Cities are again taking a leadership role in the climate change fight, with a global Compact of Mayors comprising 2000 cities launched at the UN Climate Summit in New York, promising to help cities make deep collective carbon cuts.
The Compact, which features the C40 Cities Climate Leadership Group, ICLEI – Local Governments for Sustainability and United Cities and Local Governments, will try to drive aggressive carbon cuts in cities through public, annual emissions reporting through a format similar to that used by nations under the Kyoto Protocol.
The Compact was announced in conjunction with the release of new research, conducted with Arup, which found existing city commitments alone could reduce annual emissions by 454 megatonnes carbon dioxide equivalent in 2020 – a total of 13 gigatonnes CO2e by 2050.
Other research, led by former New York mayor Michael Bloomberg, now UN Secretary General’s Special Envoy for Cities and Climate Change, also found that the world’s cities could move to increase reductions by an extra eight gigatonnes a year by 2050 and have the ability to cumulatively reduce emissions by more than 140 gigatonnes by 2050 – the first time the collective carbon reduction potential of cities has been measured.

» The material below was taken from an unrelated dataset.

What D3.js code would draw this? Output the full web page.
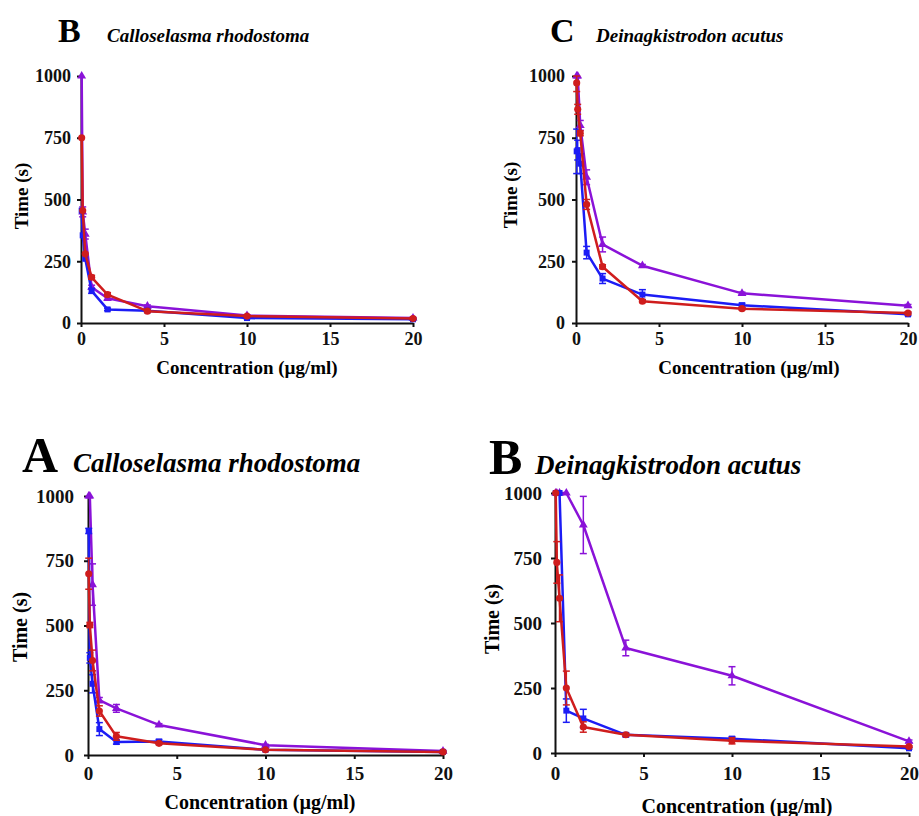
<!DOCTYPE html>
<html>
<head>
<meta charset="utf-8">
<script src="https://cdn.jsdelivr.net/npm/d3@7"></script>
<style>
  body { margin: 0; background: #fff; }
  svg text { font-family: "Liberation Serif", "DejaVu Serif", serif; font-weight: bold; }
</style>
</head>
<body>
<svg id="fig" width="919" height="816"></svg>
<script>
// concentrations (ug/ml), shared by every panel
var conc = [0.041, 0.1024, 0.256, 0.64, 1.6, 4, 10, 20];
var xTicks = [0, 5, 10, 15, 20];
var yTicks = [0, 250, 500, 750, 1000];

// top left: B Calloselasma rhodostoma
var p1Blue   = [455, 355, 260, 130, 55, 50, 20, 15];
var p1Red    = [750, 455, 280, 185, 115, 48, 28, 18];
var p1Purple = [1000, 450, 360, 145, 100, 68, 30, 20];
var p1BlueErr   = [0, 0, 0, 10, 5, 5, 3, 3];
var p1RedErr    = [0, 0, 0, 8, 8, 5, 3, 3];
var p1PurpleErr = [0, 20, 20, 8, 8, 5, 3, 3];

// top right: C Deinagkistrodon acutus
var p2Blue   = [695, 700, 645, 285, 180, 115, 72, 35];
var p2Red    = [972, 865, 768, 480, 228, 88, 58, 40];
var p2Purple = [1000, 1000, 800, 590, 318, 232, 120, 70];
var p2BlueErr   = [90, 40, 40, 25, 20, 20, 8, 5];
var p2RedErr    = [35, 20, 10, 20, 8, 5, 5, 5];
var p2PurpleErr = [0, 0, 20, 30, 30, 5, 5, 5];

// bottom left: A Calloselasma rhodostoma
var p3Blue   = [865, 375, 275, 100, 50, 52, 20, 12];
var p3Red    = [700, 502, 365, 170, 72, 45, 20, 12];
var p3Purple = [1000, 1000, 658, 212, 180, 116, 38, 15];
var p3BlueErr   = [10, 20, 35, 25, 8, 8, 3, 3];
var p3RedErr    = [60, 10, 40, 20, 15, 5, 3, 3];
var p3PurpleErr = [0, 0, 80, 10, 15, 5, 3, 3];

// bottom right: B Deinagkistrodon acutus
var p4Blue   = [1000, 1000, 1000, 163, 133, 70, 55, 18];
var p4Red    = [1000, 733, 595, 250, 100, 70, 47, 25];
var p4Purple = [1000, 1000, 1000, 1000, 877, 404, 297, 45];
var p4BlueErr   = [0, 0, 0, 45, 35, 8, 8, 3];
var p4RedErr    = [0, 80, 90, 65, 20, 5, 12, 3];
var p4PurpleErr = [0, 0, 0, 0, 110, 30, 35, 5];

var colBlue = '#1c1cf5', colRed = '#cf1d1d', colPurple = '#8a12d8';

var panels = [
    {letter: 'B', species: 'Calloselasma rhodostoma', series: [[p1Purple, p1PurpleErr], [p1Blue, p1BlueErr], [p1Red, p1RedErr]],
     x0: 81, x1: 413, yTop: 76, yBot: 323, letterX: 58, speciesX: 107, titleY: 42, letterSize: 34, speciesSize: 19,
     tickSize: 18, yTickGap: 10, xTickBase: 345, yLabelX: 21, yLabelY: 196, xLabelX: 247, xLabelY: 374, labelSize: 19},
    {letter: 'C', species: 'Deinagkistrodon acutus', series: [[p2Purple, p2PurpleErr], [p2Blue, p2BlueErr], [p2Red, p2RedErr]],
     x0: 576, x1: 908, yTop: 76, yBot: 323, letterX: 550, speciesX: 596, titleY: 42, letterSize: 34, speciesSize: 19,
     tickSize: 18, yTickGap: 11, xTickBase: 345, yLabelX: 510, yLabelY: 195, xLabelX: 749, xLabelY: 374, labelSize: 19},
    {letter: 'A', species: 'Calloselasma rhodostoma', series: [[p3Purple, p3PurpleErr], [p3Blue, p3BlueErr], [p3Red, p3RedErr]],
     x0: 88, x1: 443, yTop: 496, yBot: 755, letterX: 22, speciesX: 73, titleY: 472, letterSize: 50, speciesSize: 27,
     tickSize: 19, yTickGap: 14, xTickBase: 780, yLabelX: 20, yLabelY: 627, xLabelX: 260, xLabelY: 809, labelSize: 20},
    {letter: 'B', species: 'Deinagkistrodon acutus', series: [[p4Purple, p4PurpleErr], [p4Blue, p4BlueErr], [p4Red, p4RedErr]],
     x0: 555, x1: 909, yTop: 493, yBot: 753, letterX: 489, speciesX: 535, titleY: 474, letterSize: 50, speciesSize: 27,
     tickSize: 19, yTickGap: 13, xTickBase: 780, yLabelX: 492, yLabelY: 619, xLabelX: 737, xLabelY: 813, labelSize: 20}
];

var colours = [colPurple, colBlue, colRed];
var shapes = [d3.symbolTriangle, d3.symbolSquare, d3.symbolCircle];
var shapeSizes = [34, 36, 40];

var svg = d3.select('#fig');

function drawPanel(p){
    var g = svg.append('g');
    var x = d3.scaleLinear().domain([0, 20]).range([p.x0, p.x1]);
    var y = d3.scaleLinear().domain([0, 1000]).range([p.yBot, p.yTop]);

    // title
    g.append('text').attr('x', p.letterX).attr('y', p.titleY)
        .attr('font-size', p.letterSize).text(p.letter);
    g.append('text').attr('x', p.speciesX).attr('y', p.titleY)
        .attr('font-size', p.speciesSize).attr('font-style', 'italic').text(p.species);

    // axes
    var xAxis = g.append('g').attr('transform', 'translate(0,' + p.yBot + ')')
        .call(d3.axisBottom(x).tickValues(xTicks).tickSize(4).tickSizeOuter(0).tickFormat(d3.format('d')));
    var yAxis = g.append('g').attr('transform', 'translate(' + p.x0 + ',0)')
        .call(d3.axisLeft(y).tickValues(yTicks).tickSize(4).tickSizeOuter(0).tickFormat(d3.format('d')));

    [xAxis, yAxis].forEach(function(a){
        a.select('.domain').attr('stroke', '#111').attr('stroke-width', 2);
        a.selectAll('.tick line').attr('stroke', '#111').attr('stroke-width', 2);
        a.selectAll('.tick text').attr('font-size', p.tickSize).attr('fill', '#111')
            .style('font-family', '"Liberation Serif", serif').style('font-weight', 'bold');
    });
    xAxis.selectAll('.tick text').attr('dy', null).attr('y', p.xTickBase - p.yBot);
    yAxis.selectAll('.tick text').attr('x', -p.yTickGap);

    // axis labels
    g.append('text').attr('text-anchor', 'middle')
        .attr('transform', 'translate(' + p.yLabelX + ',' + p.yLabelY + ') rotate(-90)')
        .attr('dy', '0.35em').attr('font-size', p.labelSize).text('Time (s)');
    g.append('text').attr('text-anchor', 'middle').attr('x', p.xLabelX).attr('y', p.xLabelY)
        .attr('font-size', p.labelSize).text('Concentration (\u00b5g/ml)');

    var line = d3.line().x(function(d){ return x(d[0]); }).y(function(d){ return y(d[1]); });

    p.series.forEach(function(s, k){
        var vals = s[0], errs = s[1];
        var pts = conc.map(function(c, i){ return [c, vals[i], errs[i]]; });
        var col = colours[k];
        var sg = g.append('g');

        // error bars
        pts.filter(function(d){ return d[2] > 0; }).forEach(function(d){
            var cx = x(d[0]);
            var top = y(Math.min(1000, d[1] + d[2])), bot = y(d[1] - d[2]);
            sg.append('line').attr('x1', cx).attr('x2', cx).attr('y1', top).attr('y2', bot)
                .attr('stroke', col).attr('stroke-width', 1.5);
            [top, bot].forEach(function(yy){
                sg.append('line').attr('x1', cx - 3.5).attr('x2', cx + 3.5).attr('y1', yy).attr('y2', yy)
                    .attr('stroke', col).attr('stroke-width', 1.5);
            });
        });

        sg.append('path').datum(pts).attr('d', line)
            .attr('fill', 'none').attr('stroke', col).attr('stroke-width', 2.5)
            .attr('stroke-linejoin', 'round');

        sg.selectAll('path.mk').data(pts).enter().append('path').attr('class', 'mk')
            .attr('transform', function(d){ return 'translate(' + x(d[0]) + ',' + y(d[1]) + ')'; })
            .attr('d', d3.symbol().type(shapes[k]).size(shapeSizes[k]))
            .attr('fill', col);
    });
}

panels.forEach(drawPanel);
</script>
</body>
</html>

“Cities are key players in the global fight against climate change – and this research measures, for the first time, the huge difference they can make together,” Mr Bloomberg said. “Despite the progress they are making, and their potential to do much more, cities are rarely included in national climate plans. This research can help change that – and encourage nations to set higher goals for reducing emissions – by showing how much their cities can contribute.”
The Compact will work to help regions, nations and financial institutions better understand the potential impact of local climate actions and where they can offer support, such as funding mass transit systems and energy efficiency measures.
“The Compact is more than a new political commitment,” Juergen Nimptsch, mayor of Bonn and a leader in ICLEI mayors network, said. “It is an additional locomotive to speed up and scale up transformational climate actions that the world urgently needs right now.”
In order to realise cities’ potential to reduce carbon emissions, aggressive actions have to be taken, the Compact says, particularly around buildings, including:
- building energy efficiency standards for new urban buildings
- building energy retrofits for existing urban buildings
- aggressive energy performance standards for urban building lighting and appliances
- transportation mode shifts and transit efficiency for city residents
“From Rio to Seoul, mayors are not waiting to take decisive action to combat global climate change and prepare for the ill effects it will bring,” Rio de Janeiro mayor and C40 chair Eduardo Paes said. “We are forging ahead with innovative solutions that make our cities better, safer places to live and work. Leading mayors are setting the example for the rest of the world, and this new research shows what could be achieved if all cities and our national governments now followed suit.”